IN NORTHERN MINNESOTA – Hunting is a lot of things, including, these days, driving around. Or what might appear to be driving around. Bill Marchel, Rolf Moen and I were doing just that Thursday, north by northwest of Brainerd, gravel roads leading us, we hoped, to woods laden with ruffed grouse and woodcock.
We knew we would find no such woods. The grouse's 10-year population cycle is trending down. And we were in between flights of woodcock, a migrator whose abundance will increase when more northern birds pass through in a couple of weeks. Still, there we were, wearing blaze orange shirts, vests and caps, driving from grouse woods to grouse woods, our hopes up, as always, and two dogs with us, a German shorthair and a black Labrador.
Bill first hunted grouse in this part of the state when he was a teenager. Armed with an 870 Remington and a makeshift hunting outfit, he and a few buddies, their newly minted driver's licenses in their pockets, vectored an hour or so beyond the Brainerd city limits to bushwhack some of the same tangles of mixed-age aspen, gray dogwood and hazel that he, Rolf and I still bushwhack today.

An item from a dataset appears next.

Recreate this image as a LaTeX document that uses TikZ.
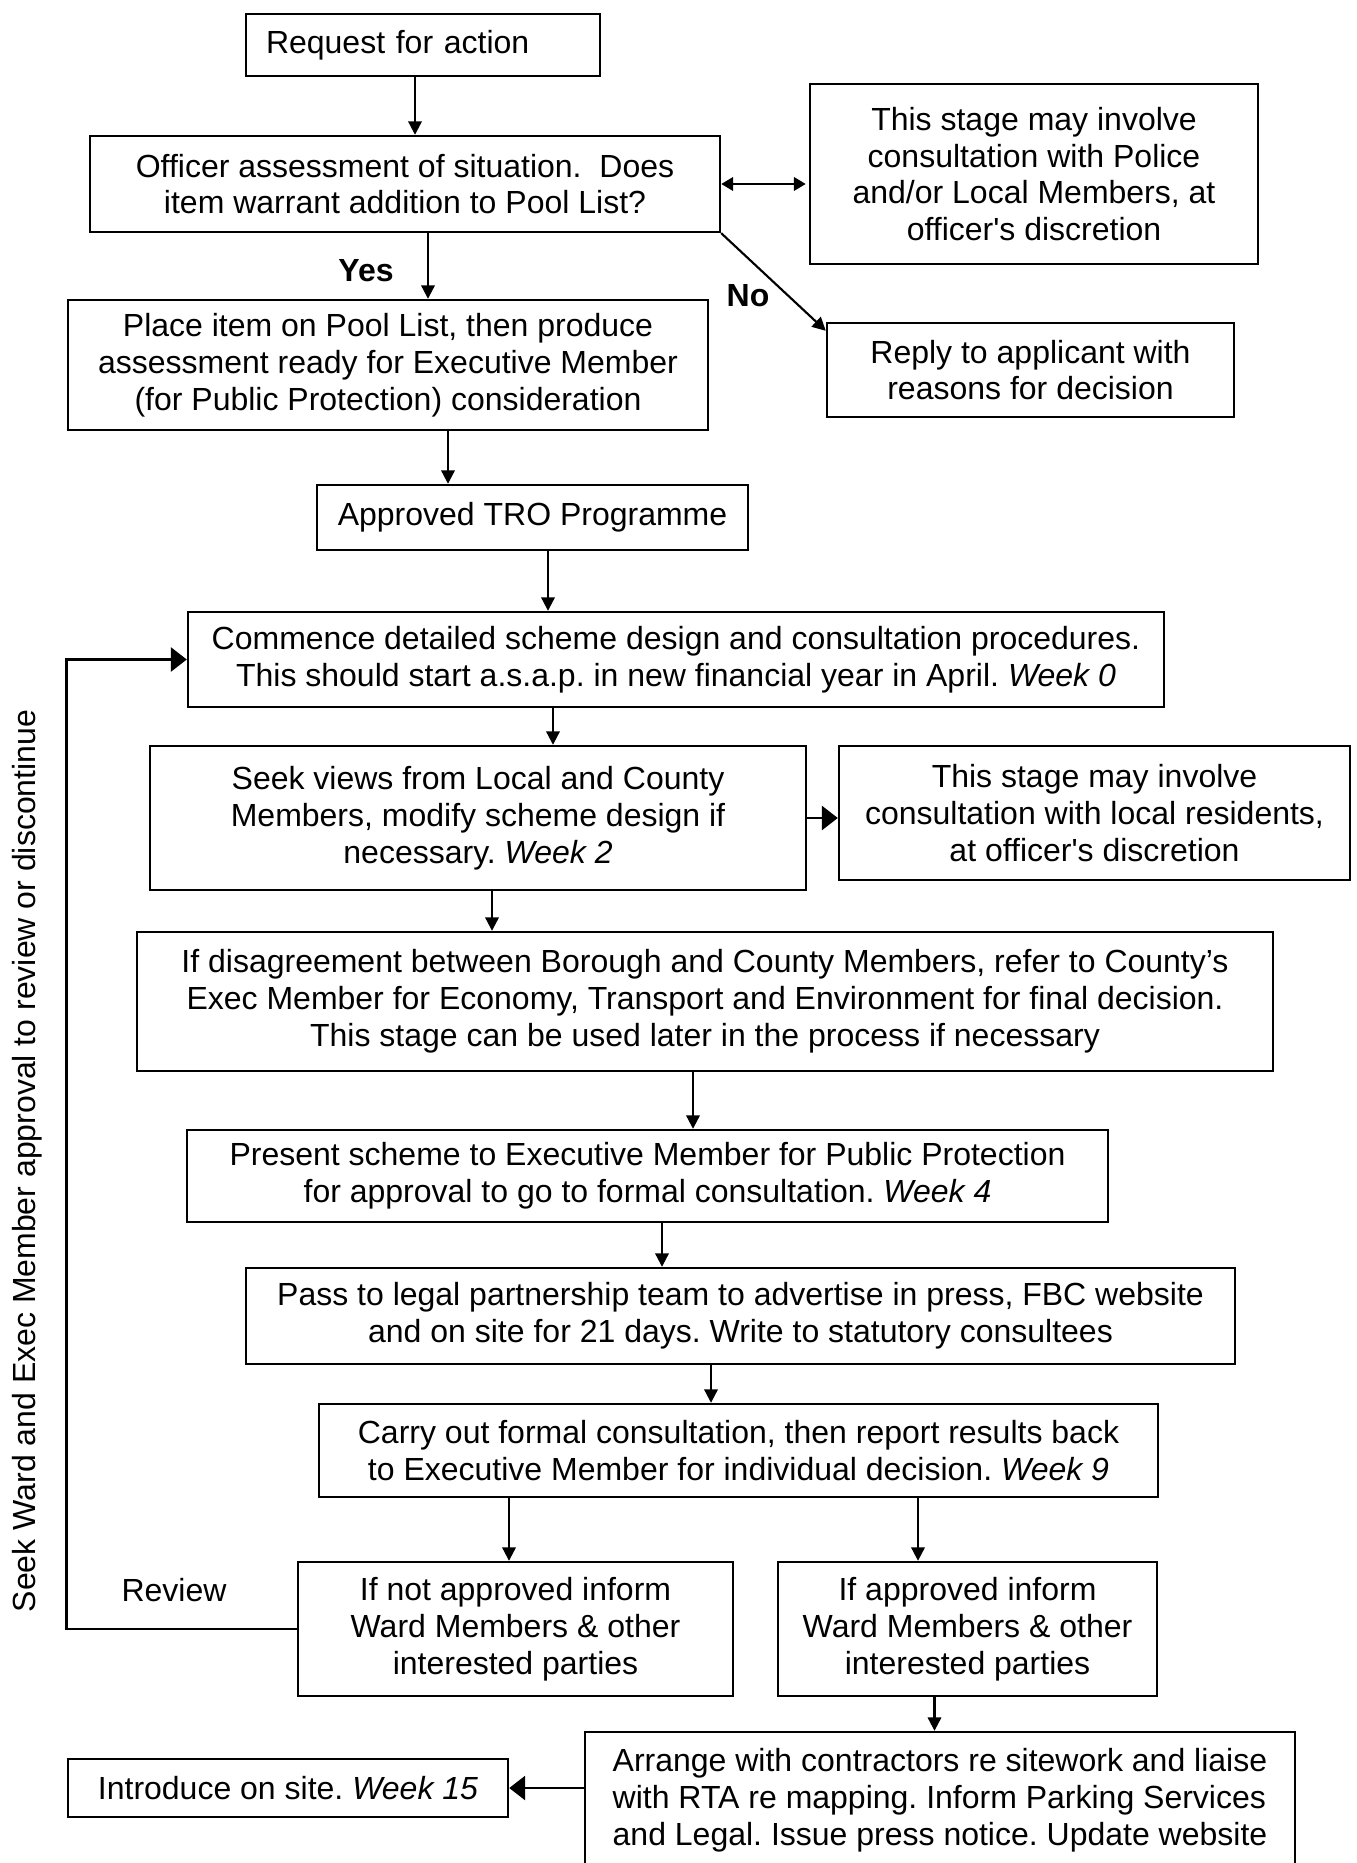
\documentclass[tikz,border=0pt]{standalone}
\usepackage{fontspec}
\setmainfont{Liberation Sans}
\usetikzlibrary{arrows.meta,calc}

\newcommand{\pxu}{0.375pt}
\frenchspacing

\tikzset{
  box/.style={draw, line width=0.9pt, align=center, inner sep=0pt,
    font=\fontsize{12}{13.8}\selectfont},
  sz/.style 2 args={minimum width=#1*\pxu, minimum height=#2*\pxu},
  lbl/.style={inner sep=0pt, font=\fontsize{12}{13.8}\selectfont},
  flow/.style={line width=0.8pt, -{Triangle[length=5pt,width=5pt]}},
  flowbig/.style={line width=1.1pt, -{Triangle[length=6pt,width=9pt]}},
  flowboth/.style={line width=1.1pt, {Triangle[length=4.5pt,width=5pt]}-{Triangle[length=4.5pt,width=5pt]}}
}

\begin{document}
\begin{tikzpicture}[x=0.375pt,y=0.375pt,yscale=-1]

\useasboundingbox (0,0) rectangle (1356,1863);

%Boxes, top part
\node[box, sz={354}{62}, align=left, text width=314*\pxu] (req) at (423,45) {Request for action};
\node[box, sz={630}{96}] (off) at (405,184) {Officer assessment of situation.\ \ Does\\ item warrant addition to Pool List?};
\node[box, sz={448}{180}] (pol) at (1034,174) {This stage may involve\\ consultation with Police\\ and/or Local Members, at\\ officer\textquotesingle s discretion};
\node[box, sz={640}{130}] (place) at (388,365) {Place item on Pool List, then produce\\ assessment ready for Executive Member\\ (for Public Protection) consideration};
\node[box, sz={407}{94}] (reply) at (1030.5,370) {Reply to applicant with\\ reasons for decision};
\node[box, sz={431}{65}] (tro) at (532.5,517.5) {Approved TRO Programme};

%Boxes, scheme stages
\node[box, sz={976}{95}] (com) at (676,659.5) {Commence detailed scheme design and consultation procedures.\\ This should start a.s.a.p. in new financial year in April. \textit{Week 0}};
\node[box, sz={656}{144}] (seek) at (478,818) {Seek views from Local and County\\ Members, modify scheme design if\\ necessary. \textit{Week 2}};
\node[box, sz={511}{134}] (res) at (1094.5,813) {This stage may involve\\ consultation with local residents,\\ at officer\textquotesingle s discretion};
\node[box, sz={1136}{139}] (dis) at (705,1001.5) {If disagreement between Borough and County Members, refer to County’s\\ Exec Member for Economy, Transport and Environment for final decision.\\ This stage can be used later in the process if necessary};
\node[box, sz={921}{92}] (pres) at (647.5,1176) {Present scheme to Executive Member for Public Protection\\ for approval to go to formal consultation. \textit{Week 4}};
\node[box, sz={989}{96}] (pass) at (740.5,1316) {Pass to legal partnership team to advertise in press, FBC website\\ and on site for 21 days. Write to statutory consultees};
\node[box, sz={839}{93}] (carry) at (738.5,1450.5) {Carry out formal consultation, then report results back\\ to Executive Member for individual decision. \textit{Week 9}};

%Boxes, outcome
\node[box, sz={435}{134}] (notap) at (515.5,1629) {If not approved inform\\ Ward Members \& other\\ interested parties};
\node[box, sz={379}{134}] (ap) at (967.5,1629) {If approved inform\\ Ward Members \& other\\ interested parties};
\node[box, sz={710}{136}, align=left] (arr) at (940,1800) {Arrange with contractors re sitework and liaise\\ with RTA re mapping. Inform Parking Services\\ and Legal. Issue press notice. Update website};
\node[box, sz={440}{58}] (intro) at (288,1788) {Introduce on site. \textit{Week 15}};

%Labels
\node[lbl, font=\fontsize{12}{13.8}\selectfont\bfseries] (yes) at (366,271) {Yes};
\node[lbl, font=\fontsize{12}{13.8}\selectfont\bfseries] (no) at (748,296) {No};
\node[lbl] (review) at (174,1590) {Review};
\node[lbl, rotate=90] (sideways) at (27,1161) {Seek Ward and Exec Member approval to review or discontinue};

%Connectors
\draw[flow] ([xshift=-8*\pxu]req.south) -- ([xshift=-8*\pxu]req.south |- off.north);
\draw[flowboth] (off.east) -- ([xshift=-3*\pxu]off.east -| pol.west);
\draw[flow] ([xshift=23*\pxu]off.south) -- ([xshift=23*\pxu]off.south |- place.north);
\draw[flow] (off.south east) -- ($(reply.north west)+(0,9)$);
\draw[flow] ([xshift=60*\pxu]place.south) -- ([xshift=60*\pxu]place.south |- tro.north);
\draw[flow] ([xshift=15.5*\pxu]tro.south) -- ([xshift=15.5*\pxu]tro.south |- com.north);
\draw[flow] ([xshift=-123*\pxu]com.south) -- ([xshift=-123*\pxu]com.south |- seek.north);
\draw[flowbig] (seek.east) -- (seek.east -| res.west);
\draw[flow] ([xshift=14*\pxu]seek.south) -- ([xshift=14*\pxu]seek.south |- dis.north);
\draw[flow] ([xshift=-12*\pxu]dis.south) -- ([xshift=-12*\pxu]dis.south |- pres.north);
\draw[flow] ([xshift=14.5*\pxu]pres.south) -- ([xshift=14.5*\pxu]pres.south |- pass.north);
\draw[flow] ([xshift=-29.5*\pxu]pass.south) -- ([xshift=-29.5*\pxu]pass.south |- carry.north);
\draw[flow] ([xshift=-229.5*\pxu]carry.south) -- ([xshift=-229.5*\pxu]carry.south |- notap.north);
\draw[flow] ([xshift=179.5*\pxu]carry.south) -- ([xshift=179.5*\pxu]carry.south |- ap.north);
\draw[flow] ([xshift=-33*\pxu]ap.south) -- ([xshift=-33*\pxu]ap.south |- arr.north);
\draw[flowbig] (arr.west |- intro.east) -- (intro.east);
%Review loop back to the scheme stage
\draw[flowbig] (notap.west) -| ([xshift=-120*\pxu]com.west) -- (com.west);

\end{tikzpicture}
\end{document}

So it was Thursday, beneath steel gray skies, intermittent to driving around, we parked alongside likely grouse and woodcock haunts that for us had some history.
In some of these locales, we recalled red-phase grouse falling to fantastic shots, while in others, red-phase and gray-phase birds flew away unscathed. Also remembered were statuesque points and long retrieves made by great dogs now gone, and the taste of wild birds cooking wildly over glowing coals. While we uncased our guns and cast the dogs ahead, each of these was a part of our collective memory.
"Sally, find the birds,'' Rolf said to his 4-year-old shorthair.
Last grouse season and again this year, much has been made about the prospect that West Nile disease might be infecting the state's ruffed grouse. Most starkly, in 2017, spring drumming counts conducted by the Department of Natural Resources indicated that Minnesota's ruffie population was at an all-time high. Yet hunting the following autumn was universally unproductive, and grouse numbers seemed instead to be at an all-time low.
DNR researchers subsequently theorized West Nile disease might be killing young grouse in the summer, before they can mature.